_SHORT TASK_:
Do not repeat pictures. Repeat exactly the lines of the listing below from its first line through the line with "plt.rcParams['font.family'] = ['Liberation".

_SUPPLIED DATA_:
# # # # # # #
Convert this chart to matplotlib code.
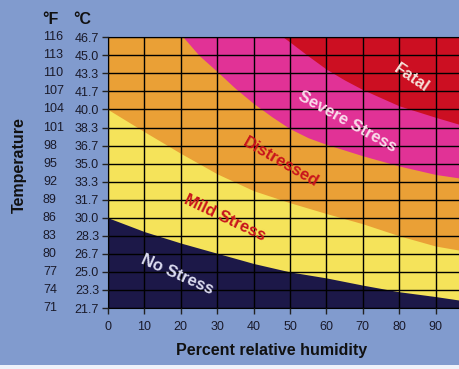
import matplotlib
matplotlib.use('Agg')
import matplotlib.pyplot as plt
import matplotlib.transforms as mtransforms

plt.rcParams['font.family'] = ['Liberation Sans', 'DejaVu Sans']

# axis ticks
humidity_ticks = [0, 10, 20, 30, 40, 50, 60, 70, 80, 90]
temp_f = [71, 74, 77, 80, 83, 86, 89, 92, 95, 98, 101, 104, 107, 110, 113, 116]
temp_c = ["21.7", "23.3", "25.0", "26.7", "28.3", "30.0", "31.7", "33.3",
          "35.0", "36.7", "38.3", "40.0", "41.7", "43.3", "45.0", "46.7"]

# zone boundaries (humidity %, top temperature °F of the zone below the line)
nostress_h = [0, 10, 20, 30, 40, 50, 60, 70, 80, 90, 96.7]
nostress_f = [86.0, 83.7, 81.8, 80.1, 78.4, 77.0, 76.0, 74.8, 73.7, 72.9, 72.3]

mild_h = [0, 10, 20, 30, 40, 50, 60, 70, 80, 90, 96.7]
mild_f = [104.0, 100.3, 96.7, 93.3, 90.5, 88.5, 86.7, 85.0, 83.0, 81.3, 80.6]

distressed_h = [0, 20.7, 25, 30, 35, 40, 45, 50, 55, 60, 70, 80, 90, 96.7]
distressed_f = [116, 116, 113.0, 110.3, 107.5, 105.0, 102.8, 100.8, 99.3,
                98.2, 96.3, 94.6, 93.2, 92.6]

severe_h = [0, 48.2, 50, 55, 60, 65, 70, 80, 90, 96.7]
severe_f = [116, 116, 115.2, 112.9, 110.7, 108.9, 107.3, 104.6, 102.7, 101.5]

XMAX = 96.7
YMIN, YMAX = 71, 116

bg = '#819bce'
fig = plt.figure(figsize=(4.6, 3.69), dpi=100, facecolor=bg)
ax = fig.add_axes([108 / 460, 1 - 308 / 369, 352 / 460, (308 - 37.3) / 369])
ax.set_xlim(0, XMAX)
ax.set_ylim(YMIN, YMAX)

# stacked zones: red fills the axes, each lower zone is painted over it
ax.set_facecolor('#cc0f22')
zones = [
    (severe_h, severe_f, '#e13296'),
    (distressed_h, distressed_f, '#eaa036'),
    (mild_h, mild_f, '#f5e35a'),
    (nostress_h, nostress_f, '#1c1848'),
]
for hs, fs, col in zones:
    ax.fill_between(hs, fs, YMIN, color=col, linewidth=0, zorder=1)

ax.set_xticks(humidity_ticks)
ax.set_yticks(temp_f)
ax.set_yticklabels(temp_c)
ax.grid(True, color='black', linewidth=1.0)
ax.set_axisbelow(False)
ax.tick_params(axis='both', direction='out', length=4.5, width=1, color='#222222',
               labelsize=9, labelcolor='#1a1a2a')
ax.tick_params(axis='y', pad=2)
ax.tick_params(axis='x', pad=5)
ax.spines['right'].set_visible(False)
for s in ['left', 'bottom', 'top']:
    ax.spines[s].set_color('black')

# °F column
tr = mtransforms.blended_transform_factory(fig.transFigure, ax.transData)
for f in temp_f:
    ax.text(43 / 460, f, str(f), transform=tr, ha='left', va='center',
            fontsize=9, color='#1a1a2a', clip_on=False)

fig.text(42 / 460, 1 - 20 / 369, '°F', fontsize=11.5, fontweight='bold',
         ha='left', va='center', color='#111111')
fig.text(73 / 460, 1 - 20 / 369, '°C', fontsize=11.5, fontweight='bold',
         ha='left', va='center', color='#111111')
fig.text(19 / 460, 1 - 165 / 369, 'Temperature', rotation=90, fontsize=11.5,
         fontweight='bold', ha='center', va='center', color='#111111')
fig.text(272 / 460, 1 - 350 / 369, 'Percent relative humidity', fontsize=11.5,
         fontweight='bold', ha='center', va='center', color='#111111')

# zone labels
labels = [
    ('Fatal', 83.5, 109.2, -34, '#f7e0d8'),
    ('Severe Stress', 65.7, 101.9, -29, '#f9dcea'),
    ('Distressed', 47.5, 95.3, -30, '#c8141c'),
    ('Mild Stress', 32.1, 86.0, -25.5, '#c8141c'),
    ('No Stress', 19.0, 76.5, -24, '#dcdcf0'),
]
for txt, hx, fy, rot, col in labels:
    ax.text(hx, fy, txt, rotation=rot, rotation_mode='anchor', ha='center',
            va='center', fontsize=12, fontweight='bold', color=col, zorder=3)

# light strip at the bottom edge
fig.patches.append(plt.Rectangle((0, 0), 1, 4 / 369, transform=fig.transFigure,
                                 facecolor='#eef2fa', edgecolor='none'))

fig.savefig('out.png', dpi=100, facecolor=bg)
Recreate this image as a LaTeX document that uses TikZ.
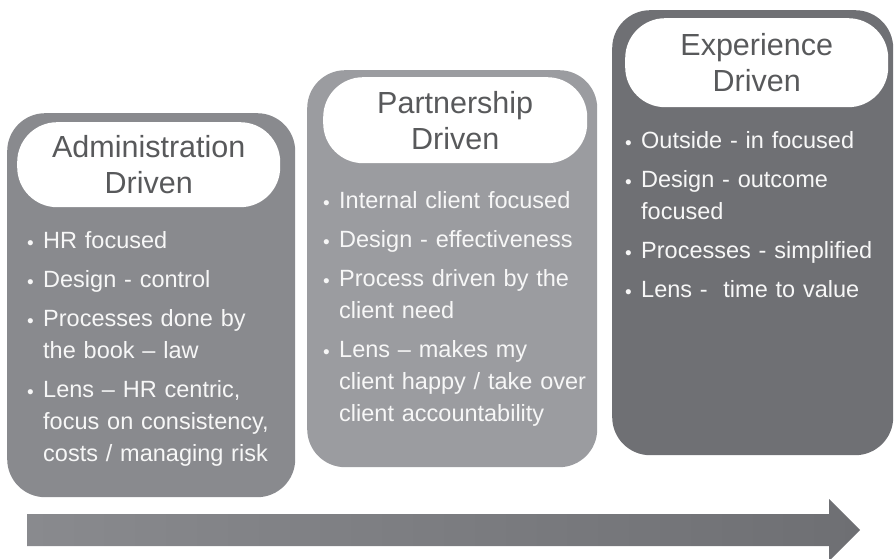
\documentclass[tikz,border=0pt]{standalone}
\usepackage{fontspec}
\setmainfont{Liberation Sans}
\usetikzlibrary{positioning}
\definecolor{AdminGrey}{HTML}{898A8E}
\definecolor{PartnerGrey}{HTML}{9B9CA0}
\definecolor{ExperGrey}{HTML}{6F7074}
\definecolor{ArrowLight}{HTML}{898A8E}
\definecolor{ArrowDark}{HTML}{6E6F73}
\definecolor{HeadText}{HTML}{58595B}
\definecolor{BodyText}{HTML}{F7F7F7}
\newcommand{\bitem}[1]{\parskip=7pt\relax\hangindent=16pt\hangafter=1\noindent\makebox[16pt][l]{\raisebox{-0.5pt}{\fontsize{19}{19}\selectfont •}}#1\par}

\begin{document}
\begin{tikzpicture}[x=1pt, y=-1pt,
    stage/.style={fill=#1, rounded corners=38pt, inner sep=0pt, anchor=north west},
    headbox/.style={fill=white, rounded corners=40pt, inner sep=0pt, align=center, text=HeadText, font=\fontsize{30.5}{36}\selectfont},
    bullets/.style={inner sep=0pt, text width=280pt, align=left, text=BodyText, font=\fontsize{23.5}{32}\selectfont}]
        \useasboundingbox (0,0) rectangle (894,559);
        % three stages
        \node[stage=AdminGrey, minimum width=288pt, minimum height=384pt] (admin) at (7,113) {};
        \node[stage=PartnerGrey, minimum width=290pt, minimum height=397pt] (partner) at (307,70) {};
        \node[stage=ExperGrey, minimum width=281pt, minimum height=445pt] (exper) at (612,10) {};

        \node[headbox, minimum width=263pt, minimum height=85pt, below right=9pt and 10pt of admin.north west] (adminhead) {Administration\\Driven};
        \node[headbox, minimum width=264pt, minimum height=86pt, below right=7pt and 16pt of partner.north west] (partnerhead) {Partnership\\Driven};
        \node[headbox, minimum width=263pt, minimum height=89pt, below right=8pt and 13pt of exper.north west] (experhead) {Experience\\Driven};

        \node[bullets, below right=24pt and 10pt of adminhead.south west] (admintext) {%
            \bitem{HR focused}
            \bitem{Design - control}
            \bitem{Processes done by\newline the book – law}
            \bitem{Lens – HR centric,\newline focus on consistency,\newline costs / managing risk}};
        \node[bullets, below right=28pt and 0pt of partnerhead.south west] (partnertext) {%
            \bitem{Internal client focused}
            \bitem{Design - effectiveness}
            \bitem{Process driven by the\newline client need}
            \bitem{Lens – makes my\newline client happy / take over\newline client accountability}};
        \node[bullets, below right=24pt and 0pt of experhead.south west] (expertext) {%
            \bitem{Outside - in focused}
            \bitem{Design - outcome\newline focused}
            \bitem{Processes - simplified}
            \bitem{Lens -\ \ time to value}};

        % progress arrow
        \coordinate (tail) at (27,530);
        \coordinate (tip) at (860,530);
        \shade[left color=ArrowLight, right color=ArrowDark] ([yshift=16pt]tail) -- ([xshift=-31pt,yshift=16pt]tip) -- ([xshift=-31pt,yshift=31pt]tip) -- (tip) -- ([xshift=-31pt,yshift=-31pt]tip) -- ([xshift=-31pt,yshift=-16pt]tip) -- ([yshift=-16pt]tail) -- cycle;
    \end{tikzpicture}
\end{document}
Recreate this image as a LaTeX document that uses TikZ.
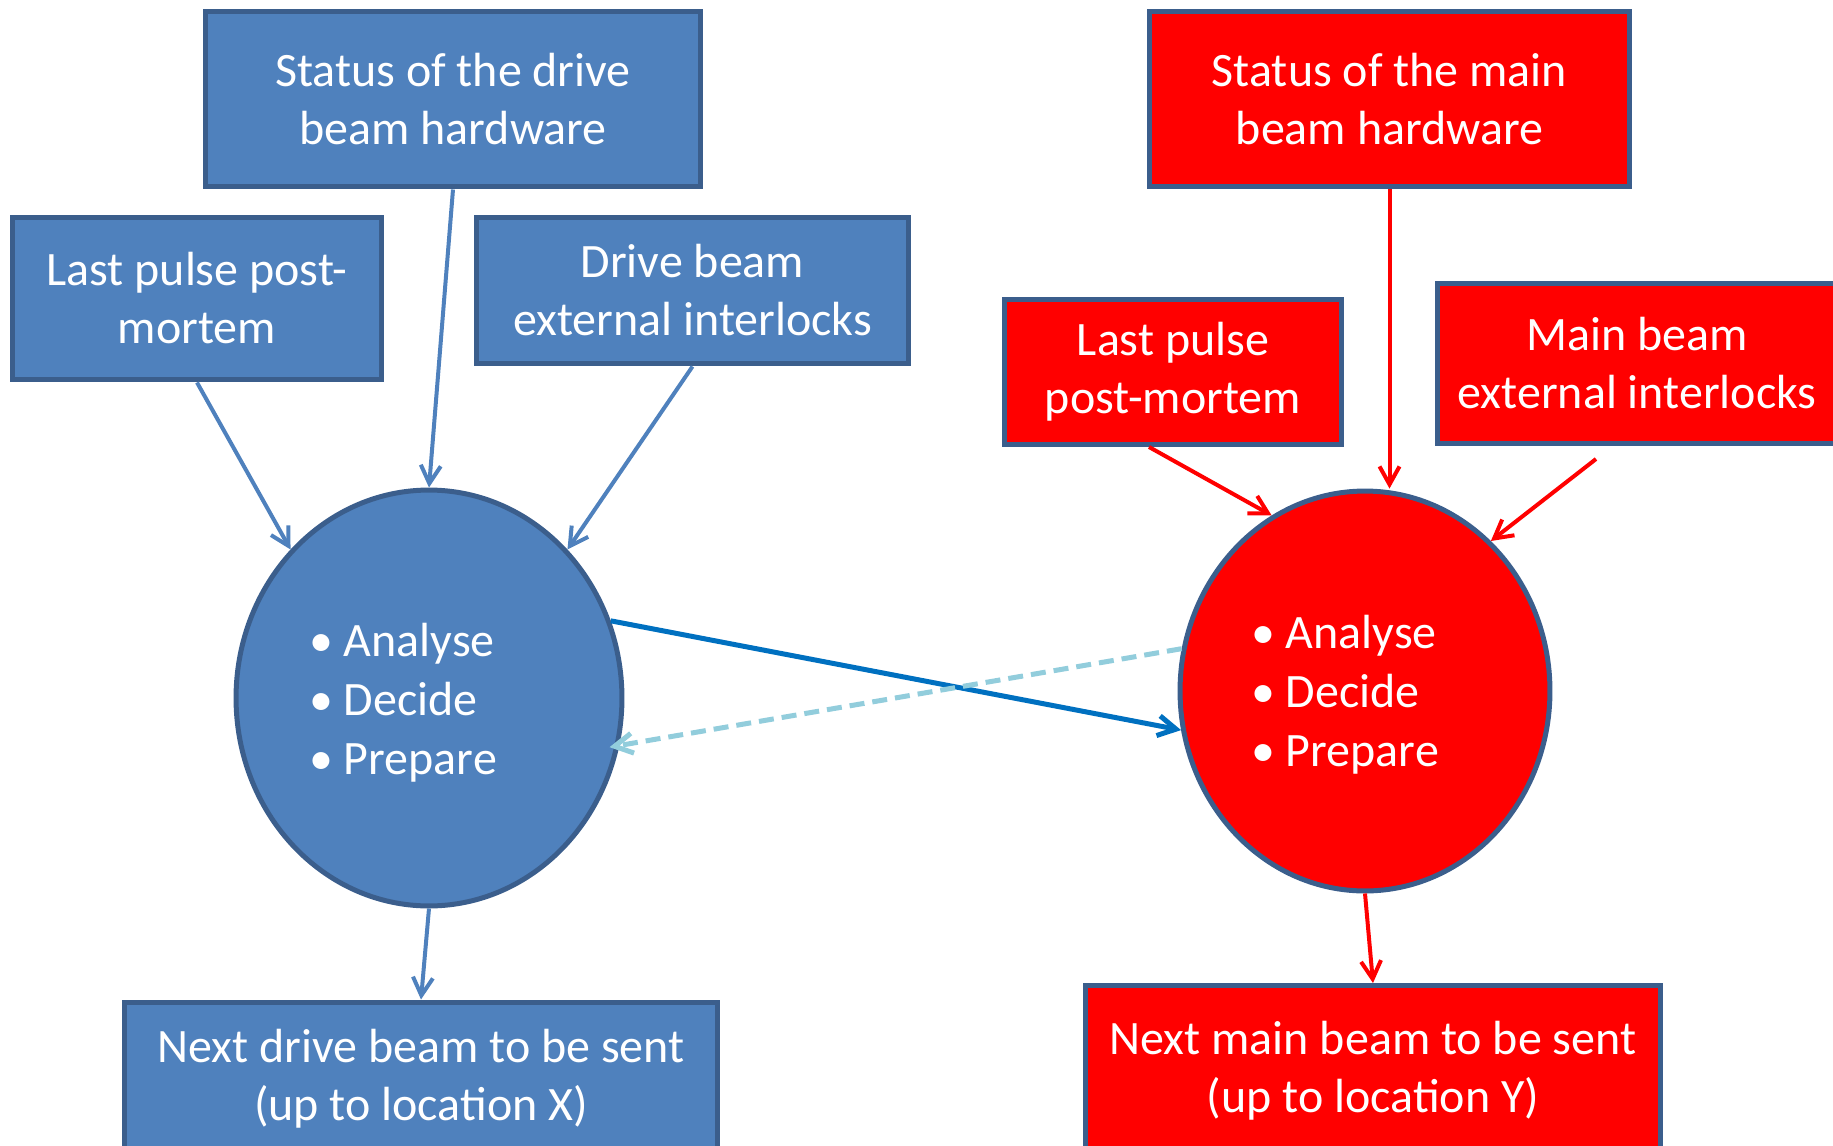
# # # # # # #
_OUTPUT FOR THIS EXERCISE_:
Convert this chart to matplotlib code.
import matplotlib
matplotlib.use('Agg')
import matplotlib.pyplot as plt
import matplotlib.transforms as mtransforms

plt.rcParams['font.family'] = ['Liberation Sans', 'DejaVu Sans']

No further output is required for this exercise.